International organizations and AI
IOs and other orgs
First of all, the term “international organization” (IO) is used here in the sense defined by the 1969 Vienna Convention on the Law of Treaties:1
art 2(1)(i) “international organization” means an intergovernmental organization.
Names can be misleading. For example, the International Organization for Standardization (ISO) is not an IO in this sense, it is a non-governmental organization.2 Conversely, the International Telecommunications Union (ITU) does not have “organization” in its name, but it is an IO in the sense defined above.
Sometimes the acronyms IGO and INGO (international non-governmental organization) are used to clarify the type of organization considered. However, from a linguistic and legal perspective, “transnational” (active across nation-states) or “multinational” (active in multiple nation-states) makes a bit more sense than “international” (between nation-states), when referring to non-governmental entities. In practice problems only arise when the use of adjectives like “international” lead to confusions regarding regulatory authority or applicability of international law.

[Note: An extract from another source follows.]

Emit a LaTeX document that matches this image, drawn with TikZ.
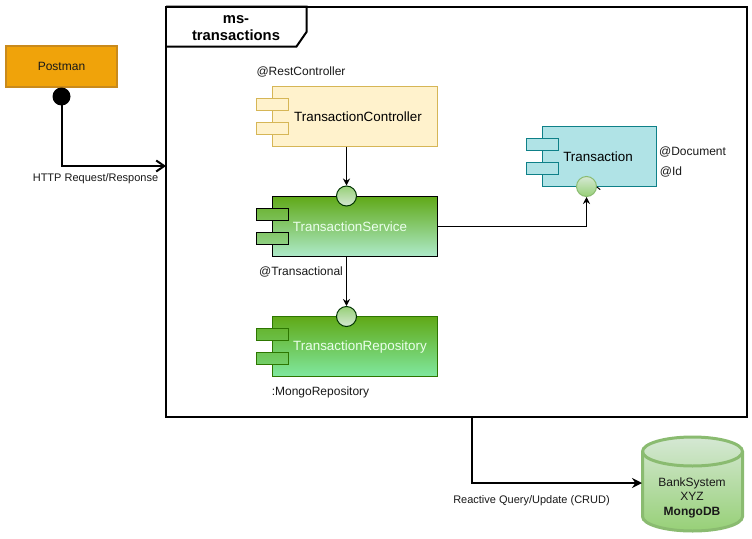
\documentclass[tikz,border=0pt]{standalone}
\usepackage{fontspec}
\setmainfont{Liberation Sans}
\usetikzlibrary{arrows.meta,shapes.geometric,calc}
\definecolor{ornF}{HTML}{F0A30A}\definecolor{ornS}{HTML}{C98A1C}
\definecolor{yelF}{HTML}{FFF2CC}\definecolor{yelS}{HTML}{D6B656}
\definecolor{grnT}{HTML}{60A917}\definecolor{grnS}{HTML}{2D7600}
\definecolor{cyaF}{HTML}{B0E3E6}\definecolor{cyaS}{HTML}{0E8088}
\definecolor{lgT}{HTML}{D5E8D4}\definecolor{lgB}{HTML}{97D077}\definecolor{lgS}{HTML}{8ABB70}
\definecolor{svcB}{HTML}{AEEACB}\definecolor{repB}{HTML}{80E8A0}
\tikzset{
 box/.style={rectangle,inner sep=0pt,line width=1pt,minimum width=#1},
 body/.style={box=165pt,minimum height=60pt},
 tabb/.style={box=32pt,minimum height=12pt},
 ctrlc/.style={draw=yelS,fill=yelF},
 tranc/.style={draw=cyaS,fill=cyaF},
 svcc/.style={draw=black,top color=grnT,bottom color=svcB},
 svcu/.style={draw=black,top color=grnT!80!svcB,bottom color=grnT!65!svcB},
 svcd/.style={draw=black,top color=grnT!55!svcB,bottom color=grnT!40!svcB},
 repc/.style={draw=grnS,top color=grnT,bottom color=repB},
 repu/.style={draw=grnS,top color=grnT!80!repB,bottom color=grnT!65!repB},
 repd/.style={draw=grnS,top color=grnT!55!repB,bottom color=grnT!40!repB},
 lolly/.style={circle,inner sep=0pt,minimum size=20pt,line width=1pt,draw=black!80!green,top color=lgB,bottom color=lgT},
 lab/.style={inner sep=0pt,font=\fontsize{12}{14}\selectfont,text=black!90},
 small/.style={inner sep=0pt,font=\fontsize{11}{13}\selectfont,text=black!90},
 comp/.style={inner sep=0pt,font=\fontsize{13.4}{15}\selectfont},
 conn/.style={line width=1pt,-{Stealth[length=7pt,width=7pt]}},
 thick2/.style={line width=2pt}
}
\begin{document}
\begin{tikzpicture}[x=1pt,y=-1pt]
\useasboundingbox (0,0) rectangle (752,538);
\fill[white] (0,0) rectangle (752,538);
% frame
\node[rectangle,draw=black,line width=2pt,inner sep=0pt,minimum width=581pt,minimum height=410pt] (frame) at (456.5,211.5) {};
\draw[line width=2pt,line join=miter] (166,6.5) -- (306.5,6.5) -- (306.5,32) -- (296.5,46.5) -- (166,46.5);
\node[inner sep=0pt,align=center,font=\fontsize{14.8}{17.8}\selectfont\bfseries] (title) at (236,28) {ms-\\transactions};
% postman
\node[box=111pt,minimum height=41pt,draw=ornS,fill=ornF,line width=1.5pt] (post) at (61.5,66.5) {};
\node[lab] (postt) at (61.5,66.5) {Postman};
\node[circle,fill=black,inner sep=0pt,minimum size=18pt] (dot) at (61.5,96.5) {};
\coordinate (frameIn) at (166,166);
\draw[thick2,-{Straight Barb[length=8pt,width=11pt]}] (dot.center) |- (frameIn);
\node[small] (httpl) at (95.5,178.5) {HTTP Request/Response};
% controller
\node[body,ctrlc] (ctrl) at (354.5,116) {};
\node[tabb,ctrlc] (ctrla) at (272.5,104.3) {};
\node[tabb,ctrlc] (ctrlb) at (272.5,128.3) {};
\node[comp] (ctrlt) at (358,117) {TransactionController};
\node[lab] (ctrll) at (301,72) {@RestController};
% service
\node[body,svcc] (svc) at (354.5,226.5) {};
\node[tabb,svcu] (svca) at (272.5,214.3) {};
\node[tabb,svcd] (svcb) at (272.5,238.3) {};
\node[comp,text=white!92!green] (svct) at (350,227) {TransactionService};
\node[lolly] (svcl) at (346.5,196) {};
\node[lab] (svcn) at (301,272) {@Transactional};
% repository
\node[body,repc] (repo) at (354.5,346.7) {};
\node[tabb,repu] (repoa) at (272.5,334.3) {};
\node[tabb,repd] (repob) at (272.5,358.3) {};
\node[comp,text=white!92!green] (repot) at (360,347) {TransactionRepository};
\node[lolly] (repol) at (346.5,316.5) {};
\node[lab] (repon) at (320.5,392) {:MongoRepository};
% transaction
\node[box=114.5pt,minimum height=60pt,tranc] (tran) at (599.5,156.3) {};
\node[tabb,tranc] (trana) at (542.5,144.3) {};
\node[tabb,tranc] (tranb) at (542.5,168.3) {};
\node[comp] (trant) at (598,156.5) {Transaction};
\node[lolly,draw=lgS,top color=lgT,bottom color=lgB] (tranl) at (586.5,186.5) {};
\node[lab] (trand) at (692.5,152) {@Document};
\node[lab] (trani) at (671,172) {@Id};
% connectors
\draw[conn] (ctrl.south -| svcl) -- (svcl.north);
\draw[conn] (svc.south -| repol) -- (repol.north);
\draw[conn] (svc.east) -| (tranl.south);
\draw[line width=1pt,line cap=round] (597,187) -- (600,189.5);
% database
\path[draw=lgS,line width=3pt,top color=lgT,bottom color=lgB]
  (642.5,451.5) -- (642.5,516.5) arc[start angle=180,end angle=360,x radius=50pt,y radius=14.5pt] -- (742.5,451.5)
  arc[start angle=0,end angle=180,x radius=50pt,y radius=14.5pt] -- cycle;
\draw[draw=lgS,line width=3pt] (642.5,451.5) arc[start angle=180,end angle=360,x radius=50pt,y radius=14.5pt];
\coordinate (dbIn) at (642,483);
\coordinate (frameOut) at (472,416);
\node[lab,align=center,inner sep=0pt,font=\fontsize{12}{14.5}\selectfont] (dbt) at (692,497.5) {BankSystem\\XYZ\\\textbf{MongoDB}};
\draw[thick2,-{Stealth[length=10pt,width=10pt]}] (frameOut) |- (dbIn);
\node[small] (dbl) at (531.5,501) {Reactive Query/Update (CRUD)};
\end{tikzpicture}
\end{document}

The term “global” IO/IGO/organization is used here for IOs which have at least 75% of the world’s states as members. The exact number of states existing at any given time is contested, but the UN currently lists 193 member states, so the threshold for a “global” IO in this sense would be 145 members.3
The UN System
The latest pdf version of this chart can be found at this location. It is available in all six UN languages.
As this organizational chart shows, almost all global IOs are within the UN system in some form or another. Thus the concept of the “UN system” (sometimes also called “UN family”) is much broader than the UN itself, which is the organization set up by the UN Charter. Incidentally, IRENA, the International Renewable Energy Agency founded in 2009, is an example of a global intergovernmental organization which is not (yet) within the UN system.
AI-related activities at global IOs
The UN System Chief Executives Board for Coordination (CEB) has been examining the risks and opportunities of AI for the UN system and its member states since 2017 and developed a UN system-wide strategy and roadmap for AI capacity-building in 2019. In this strategy, the main paragraph on AI governance states (footnotes omitted):
12.(e) Policy, law, and human rights. Existing frameworks for policy, law and human rights may not adequately address the impacts of artificial intelligence that will be faced in the near future. A combination of good oversight and, perhaps, new normative standards may be needed to achieve fair, transparent and accountable algorithmic decision processes, prevent discrimination and bias and, as the Global Commission on the Future of Work recommends in its report, implement a “human-in-command” approach that ensures the final decisions affecting work are taken by human beings, not algorithms. Building on a long tradition of promoting human and workers’ rights, the United Nations system can help Member States, especially developing countries, to have guardrails that leave open opportunities for experimentation and innovation, while protecting vulnerable populations and workers in newly emerging digital platform-based economies. The United Nations system can even consider how emerging technologies can be leveraged to advance human rights and gender equality, and to help to formalize work and training in the informal economy. There should be an improvement to the capacity of developing countries to design and implement innovation policies.
In 2020, an inter-agency working group on AI was established to build on this and the AI ethics workstream, co-led by UNESCO and ITU. UNESCO adopted a Recommendation on the Ethics of AI in 2021.
Some of the AI-related activities are primarily about applying AI rather than governing it, but any IO using such technologies needs to have internal rules and guidelines on procurement, data protection, security etc. depending on the type of application.
Thematic pages introduce the work of relevant organizations, such as ICAO’s work on AI and aviation, and the IMO’s governance efforts on autonomous shipping.
Footnotes:
Vienna Convention on the Law of Treaties, adopted 23 May 1969, entered into force 27 January 1980, 1155 UNTS 331. (pdf)
More specifically, ISO is a private association under Swiss Law, see Art 22.1 of its Statutes (“The Organization shall be a member-based association with civil personality in accordance with Article 60 et seq. of the Swiss Civil Code. It shall be not-for-profit and non-governmental.”)
“Universal” would have been more aligned with established practice (as in “universal ratification”, or as used in the 1975 Vienna Convention on the Representation of States in their Relations with International Organizations of a Universal Character), but representing the Universe seems a tad overambitious at our current state of technological development.